A source with direct knowledge of Azure's infrastructure said its cause was largely due to extensive failover to Azure data centers from both internal Azure systems and customers' attempts to redeploy services manually.

Visual Studio Team Services (VSTS) relies heavily on the Azure South Central U.S. region, according to the product group's social media updates. The outage's scope also extended to customers outside that particular region.

Microsoft said it will likely publish a postmortem about this Azure outage shortly, but a corrective action plan (CAP) could take several weeks, the Azure infrastructure source said. Cloud providers have revealed more of late in their incident postmortems, as Microsoft itself exemplified earlier this year. However, cloud providers are typically not transparent about describing the inner workings of their infrastructure.

The VSTS team also described unspecified "internal infrastructure dependencies" that made the outage worse. Both domain name system and Azure Active Directory are widely distributed across all data centers, the Azure infrastructure source said.

It's unclear to what extent Microsoft understands those unspecified internal systems' dependencies and their potential impact. Microsoft will watch the ripple effect of Azure Active Directory dependencies as a result of this outage, the source said. "I am curious to see what the CAP will be for that," he said.

At about 5 p.m. EST on Sept. 6, Microsoft acknowledged more issues with Azure Active Directory that cause "intermittent client-side authorization failures" for multiple services, though it was unclear if this was related to the outage.

Azure catches up with availability zones

Public cloud disruptions for extended periods are rare, but they happen. In the past year, Microsoft has stumbled in Europe, AWS had a S3 outage, and Google had occasional hiccups. But it's been nearly three years since an Azure incident of this magnitude.

Much of the problem lies in how Microsoft has built out its public cloud architecture, where most Azure regions are comprised of a single data center, said Lydia Leong, an analyst at Gartner.

If you want to run in a single data center [cloud region], it's just like on premises: [You need] DR recovery.
Lydia Leonganalyst, Gartner

By contrast, AWS and Google deploy multiple availability zones in a region, and any hit to a regional data center won't wipe out the whole region. AWS said it has 55 availability zones in its 18 geographic regions, with at least three physically separate data center locations in each region.*

Earlier this year, Microsoft opened up its first Azure Availability Zones with three physically separate locations, but this level of resiliency is unavailable for most regions, including the South Central U.S. region. Beyond the task to build and connect more data centers, Microsoft must also modify its software to accommodate a multi-availability-zone architecture, Leong said.

Single data centers concentrate the risk of failures from many events, but providers have options to mitigate problems. Data center power availability or quality events are not uncommon, but multiple utility power lines, isolation transformers or voltage suppressors can address these issues.

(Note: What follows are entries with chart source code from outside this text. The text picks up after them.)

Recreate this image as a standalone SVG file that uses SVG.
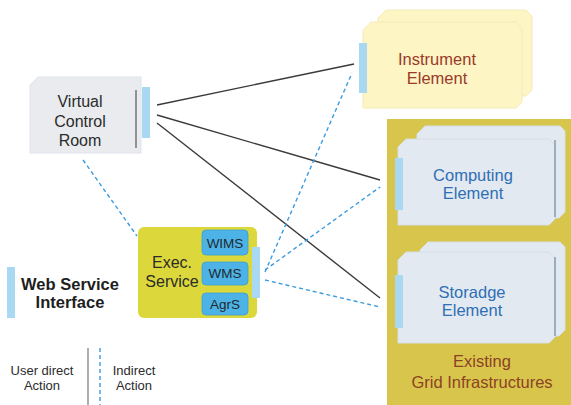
<svg xmlns="http://www.w3.org/2000/svg" width="571" height="405" viewBox="0 0 571 405">
  <style>
    text { font-family: "Liberation Sans", Arial, sans-serif; text-anchor: middle; }
    .lbl { font-size: 16px; fill: #2b2b2b; }
    .inst { font-size: 16.5px; fill: #9a3a2a; }
    .blue { font-size: 16.5px; fill: #2e6fb5; }
    .grid { font-size: 16.5px; fill: #8c4226; }
    .svc { font-size: 13.5px; fill: #1e2a30; }
    .bold { font-size: 16.5px; font-weight: bold; fill: #1e1e1e; }
    .small { font-size: 13px; fill: #2b2b2b; }
    .bar { fill: #a9d8f2; }
    .solid { stroke: #3a3a3a; stroke-width: 1.4; fill: none; }
    .dash { stroke: #3c9be0; stroke-width: 1.4; fill: none; stroke-dasharray: 4 3; }
    .card-y { fill: #fdf5c4; stroke: #f3ebb8; stroke-width: 1; }
    .card-b { fill: #e3e9f0; stroke: #d6dee8; stroke-width: 1; }
    .edge { stroke: #6f8aa3; stroke-width: 1.2; }
    .sub { fill: #4db3e6; stroke: #3a9fd4; stroke-width: 0.8; }
  </style>

  <rect width="571" height="405" fill="#ffffff"/>

  <!-- Grid infrastructure container -->
  <g id="grid-infrastructures">
    <rect x="387" y="119" width="190" height="292" fill="#d8c64c"/>
    <text class="grid" x="482" y="367">Existing</text>
    <text class="grid" x="482" y="388">Grid Infrastructures</text>
  </g>

  <!-- Virtual Control Room -->
  <g id="virtual-control-room">
    <path d="M38,77 H141 V153 H30 V85 Z" fill="#e9ebef" stroke="#dfe3ea"/>
    <line x1="136" y1="90" x2="136" y2="148" stroke="#555" stroke-width="1.2"/>
    <rect class="bar" x="142" y="87" width="8" height="51"/>
    <text class="lbl" x="80" y="107">Virtual</text>
    <text class="lbl" x="80" y="127">Control</text>
    <text class="lbl" x="80" y="146">Room</text>
  </g>

  <!-- Instrument Element -->
  <g id="instrument-element">
    <path class="card-y" d="M386,10 H526 L532,16 V90 L526,96 H378 V18 Z"/>
    <path class="card-y" d="M371,22 H516 L522,28 V102 L516,108 H363 V30 Z"/>
    <rect class="bar" x="359" y="43" width="8" height="50"/>
    <text class="inst" x="437" y="65">Instrument</text>
    <text class="inst" x="437" y="84">Element</text>
  </g>

  <!-- Computing Element -->
  <g id="computing-element">
    <path class="card-b" d="M425,126 H560 L565,131 V212 L559,218 H417 V134 Z"/>
    <path class="card-b" d="M406,139 H549 L555,145 V219 L549,225 H398 V147 Z"/>
    <line class="edge" x1="555" y1="140" x2="555" y2="217"/>
    <rect class="bar" x="395" y="158" width="8" height="52"/>
    <text class="blue" x="473" y="181">Computing</text>
    <text class="blue" x="473" y="199">Element</text>
  </g>

  <!-- Storage Element -->
  <g id="storage-element">
    <path class="card-b" d="M428,242 H560 L565,247 V330 L559,336 H420 V250 Z"/>
    <path class="card-b" d="M406,252 H549 L555,258 V337 L549,343 H398 V260 Z"/>
    <line class="edge" x1="555" y1="257" x2="555" y2="336"/>
    <rect class="bar" x="395" y="275" width="8" height="53"/>
    <text class="blue" x="472" y="298">Storadge</text>
    <text class="blue" x="472" y="316">Element</text>
  </g>

  <!-- Execution service -->
  <g id="exec-service">
    <rect x="138" y="227" width="119" height="91" rx="6" fill="#dcd83b"/>
    <rect class="bar" x="252" y="247" width="8" height="51"/>
    <text class="lbl" x="172" y="268">Exec.</text>
    <text class="lbl" x="172" y="287">Service</text>
    <rect class="sub" x="202" y="230" width="46" height="25" rx="4"/>
    <text class="svc" x="225" y="248">WIMS</text>
    <rect class="sub" x="202" y="262" width="46" height="23" rx="4"/>
    <text class="svc" x="225" y="278">WMS</text>
    <rect class="sub" x="202" y="293" width="46" height="22" rx="4"/>
    <text class="svc" x="225" y="309">AgrS</text>
  </g>

  <!-- Web Service Interface key -->
  <g id="web-service-interface">
    <rect class="bar" x="7" y="267" width="8" height="51"/>
    <text class="bold" x="70" y="290">Web Service</text>
    <text class="bold" x="70" y="308">Interface</text>
  </g>

  <!-- Line style key -->
  <g id="legend">
    <text class="small" x="42" y="375">User direct</text>
    <text class="small" x="42" y="390">Action</text>
    <line x1="88" y1="348" x2="88" y2="405" stroke="#777" stroke-width="1.2"/>
    <line class="dash" x1="100" y1="348" x2="100" y2="405"/>
    <text class="small" x="134" y="375">Indirect</text>
    <text class="small" x="134" y="390">Action</text>
  </g>

  <!-- Connectors -->
  <g id="connectors">
    <line class="solid" x1="157" y1="105" x2="354" y2="64"/>
    <line class="solid" x1="157" y1="115" x2="380" y2="180"/>
    <line class="solid" x1="157" y1="123" x2="380" y2="298"/>
    <line class="dash" x1="83" y1="160" x2="137" y2="236"/>
    <line class="dash" x1="265" y1="272" x2="352" y2="73"/>
    <line class="dash" x1="265" y1="270" x2="380" y2="187"/>
    <line class="dash" x1="265" y1="280" x2="380" y2="307"/>
  </g>
</svg>
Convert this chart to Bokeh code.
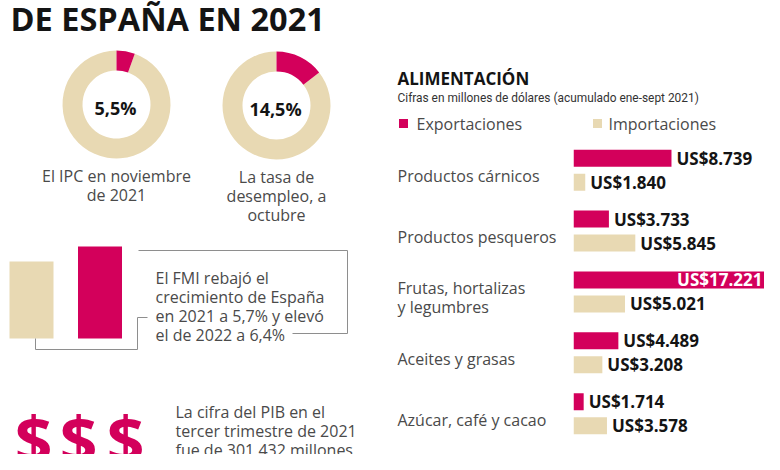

Redundancy for control systems is also fairly common, said Chris Brown, CTO of the Uptime Institute in Seattle. However, the biggest mitigation plan is on-site personnel to provide manual intervention when something goes down. Keep in mind that this Azure outage occurred at 2:30 a.m. local time.

"A lot of hyperscalers run very dense workloads, and temperatures can rise rapidly and reduce the time to respond," Brown said. "The biggest protection from that is trained, capable personnel on site."

Take control of your cloud reliability

For customers, it's another reminder that it's their responsibility to ensure their workloads run smoothly in the cloud and to not rely entirely on the provider for disaster recovery. That means building resiliency into their applications and adding multiregion availability to safeguard redundancies.

"Disaster recovery is not something the provider does in the cloud," Gartner's Leong said. "If you want to run in a single data center [cloud region], it's just like on premises: [You need] DR recovery."

Ed Scannell, senior executive editor, contributed to this story.

* Changed after publication as region, not zone.

Dig Deeper on Public cloud and other cloud deployment models

Join the conversation


Send me notifications when other members comment.

Please create a username to comment.

What cloud services do you use that require high availability?
Please tell me how I was supposed to make VSTS have resiliency into Microsoft's application and add multi region availability to safeguard redundancies when it was down across the board.  I'm failing to see how this falls on the customer.  
It's down, fingers point to Microsoft and we wait and wait and wait....
Agree. This is a real problem. People think because you move to the cloud that DR is inherent and that is a big mistake. Likewise many cloud providers today sell DR as an added benefit and it is misleading. DR is specific to each business and it is up to you to address it. Your systems should have specific recovery time objectives (RTOs) and recovery point objectives (RPOs) that are defined by and for your business given a disaster. You should be sure to communicate the RTOs and RPOs to the cloud provider and ensure they can meet your requirements. You should also ask how often they perform DR failover testing in the cloud and if you can see the results from when they performed their last DR test. If in Healthcare, per Hippa, they should be performing this testing at least once each year. If the cloud is down and will not be back in time to satisfy the RTO of your most critical systems, you must declare a disaster and invoke your DR plans and recover elsewhere. Cloud is just another platform you leverage for resiliency and you must account for it experiencing a disaster. DR and resiliency is all about not placing all your eggs in one basket.
Thank you for calling this out. Resource group provisioning, configuration etc. was down across the board. I fail to see how anything the customer could have done would have changed this scenario.
Your welcome. The customer must think about whether or not they are using the best platform(s) and brainstorm how to best protect their business when disasters like this strike. Clearly they should now add this risk to their business disaster risk profile. DR is about recovering from the unexpected no matter what. If the customer had a DR strategy that leveraged Azure as their current environment but could fail over to something like Amazom for DR, to protect "critical systems", could that have been leveraged? There may be a lot of complexity here but I believe this is how organizations should be thinking when it comes to surviving their business.  If you have a data center, your DR planning worst case scenario would be for loss of the entire data center. If your "data center" is Azure, Amazon or any of the other cloud providers, you must plan for the worst case scenario. The key here would be to have DR plans and infrastructure in place that have been tested at least once each year and you know it works. Obviously there is added cost and leadership must determine if they should invest to mitigate this risk. These are just some thoughts I have on this and hopefully are useful.